I was left clambering over battered bodies and crying girls on the floor while watching the rest of the bunch float away in the distance
Firstly, Hageland. A race which I thought couldn’t get any worse than when I raced it in 2019 (when I only lasted 30 km in the bunch). Oh boy, I was wrong. 10 km in, only 5 km from the first cobble sector, a large crash covered the road. Along with over half the peloton, I was left clambering over battered bodies and crying girls on the floor while watching the rest of the bunch float away in the distance. We chased hard but the crosswinds gave us no room to get back, and after the cobbles, the convoy came through and in no time my group was at car 18. Game over. I got back to the team van, got warm and put on a brave face until I made it back to my car.
Next up, Le Samyn. A well-known race of absolute savagery. I raced it last year and it was just about as much of a shambles as Hageland, so I kept my expectations low. Get to the finish, that’s all I wanted. I only found out I was racing the day before after I had done a training ride to make up for the Hageland disaster, which wasn’t the ideal prep. Anyone who knows what the Samyn circuit is like will know it’s not the easiest. For the ladies, it’s basically a 30 km sprint to the first cobbles. Each lap consists of four sectors: a long one, a muddy one, two short-but-savage ones and a lot of twisty roads in between. My race included a lot of chasing, panicking, avoiding crashes and slipping on cobbles. But I finished, which after Hageland I didn’t think would be a possibility. We may have been the last group on the road but we did it!!

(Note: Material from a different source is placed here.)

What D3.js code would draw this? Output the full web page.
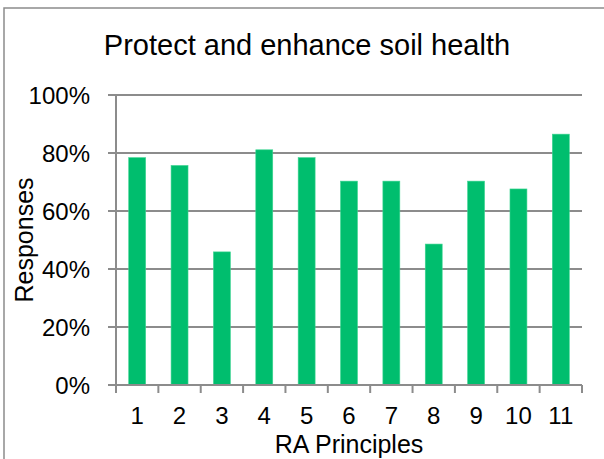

Next up was a kermesse, something which I always thought would have been easy. A solid get-round and a good start to the season. But boy, I was wrong. Due to the cancellation of pro races we had full CCC Liv and Sunweb Women’s WorldTour teams at our race with a lot of other UCI girls too. The race started and on the first lap, a crash split the group. After some poor positioning (my own fault) I was stuck in no man’s land. With a huge crosswind, it was almost impossible to get back. 23 minutes in I was done, back at my car having a little cry while trying to get warm, genuinely thinking ‘what am I doing here?’
You have to remember the start of the season is much different to the end
I asked myself a lot of questions after the races. I questioned my ability, skill and overall confidence. But you have to remember the start of the season is much different from the end. We are racing against riders who have been in Australia and Spain. Once the main classics races are over, the calibre in these races tends to decrease, as the bigger teams set their sights on different styles of races. It’s sometimes quite surreal. You are able to race against the best in the world, you see them in the bunch and you think you’ll be fine. You can just follow them and within a second they are gone and at the front.
Racing is bloody hard sometimes. Going into the season doing UCI races is tough and you always plan for the worst. But when they go even worse than you’d expected, it definitely isn’t great for your confidence. So now it’s time to knuckle down and start doing what I think I’m capable of.
Update. I am now writing this from the UK. After getting notification that Belgium was going into lockdown, I headed home. It’s much cheaper for me to be at home while I’m not racing. It was a hard decision but definitely was the right one. Since being home it’s been very hard to get my head around it all and I’m hoping everything gets a bit more positive sooner rather than later.
Fingers crossed this isn’t the last journal about racing for the season but if it is, apologies it wasn’t the most positive one. Time to keep healthy and ride my bike as much as possible!